═════ DATASET ROWS

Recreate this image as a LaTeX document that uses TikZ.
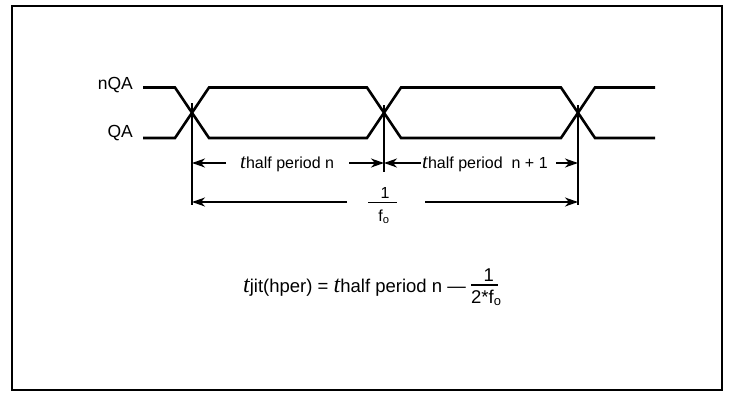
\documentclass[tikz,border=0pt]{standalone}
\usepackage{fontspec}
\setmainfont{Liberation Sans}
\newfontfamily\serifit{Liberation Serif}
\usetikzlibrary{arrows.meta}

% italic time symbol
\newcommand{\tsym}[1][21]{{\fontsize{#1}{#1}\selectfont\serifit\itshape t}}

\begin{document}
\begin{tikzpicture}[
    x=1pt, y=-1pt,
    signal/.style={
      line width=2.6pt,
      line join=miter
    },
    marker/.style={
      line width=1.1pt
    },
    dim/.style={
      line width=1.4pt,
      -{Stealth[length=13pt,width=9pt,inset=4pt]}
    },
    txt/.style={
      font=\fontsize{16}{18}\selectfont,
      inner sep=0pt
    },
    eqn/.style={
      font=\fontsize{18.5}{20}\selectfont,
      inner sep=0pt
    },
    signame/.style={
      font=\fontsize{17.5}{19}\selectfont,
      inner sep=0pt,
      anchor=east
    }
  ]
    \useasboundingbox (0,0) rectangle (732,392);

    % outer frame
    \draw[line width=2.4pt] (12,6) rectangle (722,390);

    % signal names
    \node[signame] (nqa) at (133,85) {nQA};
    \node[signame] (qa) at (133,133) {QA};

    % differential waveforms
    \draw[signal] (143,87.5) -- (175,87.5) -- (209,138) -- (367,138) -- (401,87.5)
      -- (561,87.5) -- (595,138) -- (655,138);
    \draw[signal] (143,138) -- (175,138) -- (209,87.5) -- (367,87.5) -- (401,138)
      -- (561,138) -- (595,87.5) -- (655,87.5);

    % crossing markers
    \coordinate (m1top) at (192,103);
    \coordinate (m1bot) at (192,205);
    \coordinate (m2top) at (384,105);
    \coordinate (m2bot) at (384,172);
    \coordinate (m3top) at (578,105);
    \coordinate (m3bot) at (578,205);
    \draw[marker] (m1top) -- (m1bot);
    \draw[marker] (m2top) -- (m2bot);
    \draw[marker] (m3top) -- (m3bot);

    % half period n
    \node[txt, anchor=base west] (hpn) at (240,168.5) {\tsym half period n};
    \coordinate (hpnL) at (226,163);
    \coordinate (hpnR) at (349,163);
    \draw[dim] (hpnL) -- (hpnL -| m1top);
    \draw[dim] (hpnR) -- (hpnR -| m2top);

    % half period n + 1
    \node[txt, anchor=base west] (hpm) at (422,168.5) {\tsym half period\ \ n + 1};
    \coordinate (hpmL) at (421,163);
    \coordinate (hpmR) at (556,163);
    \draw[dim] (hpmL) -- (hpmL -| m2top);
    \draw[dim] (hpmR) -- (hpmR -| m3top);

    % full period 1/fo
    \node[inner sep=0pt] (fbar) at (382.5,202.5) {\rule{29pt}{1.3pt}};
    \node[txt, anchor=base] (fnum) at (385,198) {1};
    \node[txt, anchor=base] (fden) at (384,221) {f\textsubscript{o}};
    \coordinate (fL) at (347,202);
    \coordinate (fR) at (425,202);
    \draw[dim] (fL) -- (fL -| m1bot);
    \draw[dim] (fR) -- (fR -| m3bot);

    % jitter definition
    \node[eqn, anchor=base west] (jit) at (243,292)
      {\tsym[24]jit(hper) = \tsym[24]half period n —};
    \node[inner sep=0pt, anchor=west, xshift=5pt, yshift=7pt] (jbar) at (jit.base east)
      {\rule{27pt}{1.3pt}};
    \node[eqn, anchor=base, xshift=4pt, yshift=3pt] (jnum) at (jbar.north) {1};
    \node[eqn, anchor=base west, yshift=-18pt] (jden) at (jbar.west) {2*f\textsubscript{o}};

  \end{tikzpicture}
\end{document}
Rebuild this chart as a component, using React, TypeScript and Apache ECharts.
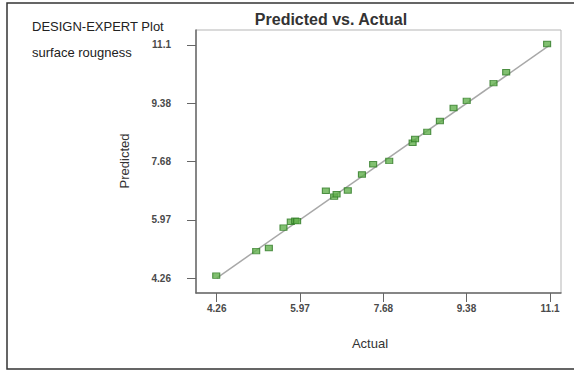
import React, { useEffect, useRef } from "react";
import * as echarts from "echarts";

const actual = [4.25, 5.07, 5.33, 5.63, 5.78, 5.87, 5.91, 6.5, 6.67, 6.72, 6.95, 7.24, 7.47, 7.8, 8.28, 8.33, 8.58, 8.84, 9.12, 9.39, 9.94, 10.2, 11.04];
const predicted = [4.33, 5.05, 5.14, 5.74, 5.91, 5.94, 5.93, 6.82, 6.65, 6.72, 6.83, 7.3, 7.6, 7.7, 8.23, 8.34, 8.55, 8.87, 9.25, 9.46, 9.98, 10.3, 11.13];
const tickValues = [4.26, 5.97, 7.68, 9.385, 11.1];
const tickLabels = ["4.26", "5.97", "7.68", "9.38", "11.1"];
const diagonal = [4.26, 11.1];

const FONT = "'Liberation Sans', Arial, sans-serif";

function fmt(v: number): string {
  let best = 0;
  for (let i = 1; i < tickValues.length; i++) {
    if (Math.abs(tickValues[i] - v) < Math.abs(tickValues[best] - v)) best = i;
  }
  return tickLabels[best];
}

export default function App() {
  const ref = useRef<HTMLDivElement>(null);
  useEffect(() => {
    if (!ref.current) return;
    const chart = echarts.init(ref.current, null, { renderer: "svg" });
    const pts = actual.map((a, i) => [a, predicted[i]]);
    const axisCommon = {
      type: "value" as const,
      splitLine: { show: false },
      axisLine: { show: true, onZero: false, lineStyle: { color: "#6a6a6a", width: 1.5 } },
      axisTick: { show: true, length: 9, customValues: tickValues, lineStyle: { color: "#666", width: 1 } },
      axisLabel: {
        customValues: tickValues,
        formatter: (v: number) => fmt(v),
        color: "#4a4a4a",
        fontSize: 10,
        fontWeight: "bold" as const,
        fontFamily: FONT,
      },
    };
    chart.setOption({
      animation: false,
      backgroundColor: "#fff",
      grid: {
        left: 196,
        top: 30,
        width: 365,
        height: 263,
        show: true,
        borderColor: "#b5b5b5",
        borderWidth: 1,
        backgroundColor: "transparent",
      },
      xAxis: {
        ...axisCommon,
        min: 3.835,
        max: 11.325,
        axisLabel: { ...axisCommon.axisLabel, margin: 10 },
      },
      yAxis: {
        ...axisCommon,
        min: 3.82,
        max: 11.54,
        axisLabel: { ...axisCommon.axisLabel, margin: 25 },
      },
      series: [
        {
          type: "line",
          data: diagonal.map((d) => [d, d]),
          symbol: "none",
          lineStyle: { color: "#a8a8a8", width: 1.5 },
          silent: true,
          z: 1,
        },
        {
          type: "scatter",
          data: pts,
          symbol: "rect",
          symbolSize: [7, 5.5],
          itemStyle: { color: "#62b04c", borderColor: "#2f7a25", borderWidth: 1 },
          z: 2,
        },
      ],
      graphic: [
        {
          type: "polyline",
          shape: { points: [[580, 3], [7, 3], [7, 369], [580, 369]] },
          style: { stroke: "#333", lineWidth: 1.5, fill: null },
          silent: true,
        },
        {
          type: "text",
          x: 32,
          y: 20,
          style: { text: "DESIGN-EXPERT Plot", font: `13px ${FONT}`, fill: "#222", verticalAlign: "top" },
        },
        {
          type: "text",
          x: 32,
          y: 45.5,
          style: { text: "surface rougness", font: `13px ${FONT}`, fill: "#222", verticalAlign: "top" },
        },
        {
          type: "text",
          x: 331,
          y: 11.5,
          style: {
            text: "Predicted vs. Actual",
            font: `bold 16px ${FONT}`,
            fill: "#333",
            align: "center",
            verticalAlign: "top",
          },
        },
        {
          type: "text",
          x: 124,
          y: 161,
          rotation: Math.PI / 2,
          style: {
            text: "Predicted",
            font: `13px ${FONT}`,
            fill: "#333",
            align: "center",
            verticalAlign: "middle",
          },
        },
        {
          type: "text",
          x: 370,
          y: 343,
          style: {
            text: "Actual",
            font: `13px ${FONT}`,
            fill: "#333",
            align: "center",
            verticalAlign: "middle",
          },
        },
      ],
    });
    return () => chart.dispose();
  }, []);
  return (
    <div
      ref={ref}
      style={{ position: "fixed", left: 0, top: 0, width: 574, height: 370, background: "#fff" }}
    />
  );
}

══════════

■ PROBLEM TO SOLVE: In the records above, locate every line with the string "this" and copy it.

■ OUTPUT:
Recreate this image as a LaTeX document that uses TikZ.
Rebuild this chart as a component, using React, TypeScript and Apache ECharts.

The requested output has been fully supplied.